L’extraction de gaz naturel et de pétrole
La découverte de gaz naturel dans la zone économique exclusive (ZEE) de Chypre en 2011 a freiné l’appétit pour de nouveaux forages et extractions dans le sud de Chypre, mais aussi autour de la Crète, dans la mer Ionienne de Grèce et dans la région de l’Epire. Les forages se déroulent dans des zones hautement sismiques, avec un risque élevé d’accidents similaires à celui survenu au Golfe du Mexique en 2010. Les forages exploratoires ont déjà un effet dévastateur sur la vie marine et, dans le cas de l’Epire, une forêt entière est en danger. Tout accident pourrait nuire à l’agriculture, à la pêche et au tourisme, les trois secteurs économiques essentiels au maintien des moyens d’existence de ceux qui vivent autour des zones de forage prospectives.
Cependant, les gouvernements de la région sont prêts à tout risquer pour assurer les profits des magnats de l’énergie. Ils sont même prêts à protéger ces intérêts au risque de nouveaux conflits militaires. Tout au long de la dernière décennie, l’extraction du gaz naturel a exacerbé les tensions entre les gouvernements capitalistes de la région, aggravées par l’ingérence impérialiste mondiale. Un conflit vient particulièrement de dangereusement dégénérer, celui entre d’une part l’alliance dite du « triangle énergétique » entre la Grèce, Chypre et Israël en collaboration avec les géants impérialistes occidentaux de l’énergie et, d’autre part, les aspirations capitalistes turques.
Début octobre, Erdogan y a envoyé deux navires de forage turcs, Yavuz et Fatih, sous escorte permanente de frégates, de sous-marins, de bateaux d’assaut, de navires de guerre, de drones sans pilote et de patrouilles navales, alors que les sociétés française et italienne Total et Eni avaient déjà obtenu des licences d’exploration dans la ZEE chypriote. Il ne s’agit là que d’une violation de plus dans une série de cas survenus dans la zone couverte par la ZEE chypriote alors que la présence militaire des États-Unis, de la France et de la Russie autour de Chypre est croissante. Les navires turcs ont ainsi notamment été survolés par des drones israéliens.

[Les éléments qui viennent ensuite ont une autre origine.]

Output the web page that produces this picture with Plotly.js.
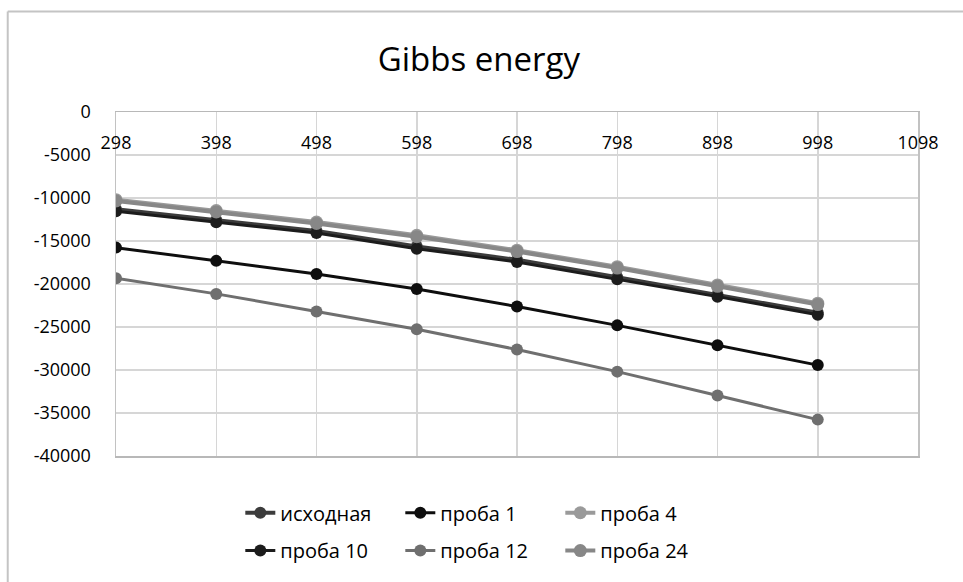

Le conflit national se poursuit dans la région
Le siège continu de Gaza par le régime israélien a détruit toutes ses infrastructures. Les scientifiques estiment que d’ici 2020, 0% des eaux souterraines de Gaza seront propres à l’usage humain, tandis que 70 % des eaux usées non traitées de Gaza iront directement à la mer. Dans le même temps, l’irrigation excessive des eaux de Cisjordanie par le régime israélien dans les territoires occupés a conduit à l’épuisement des nappes phréatiques, ce qui augmente le risque de désertification de zones entières.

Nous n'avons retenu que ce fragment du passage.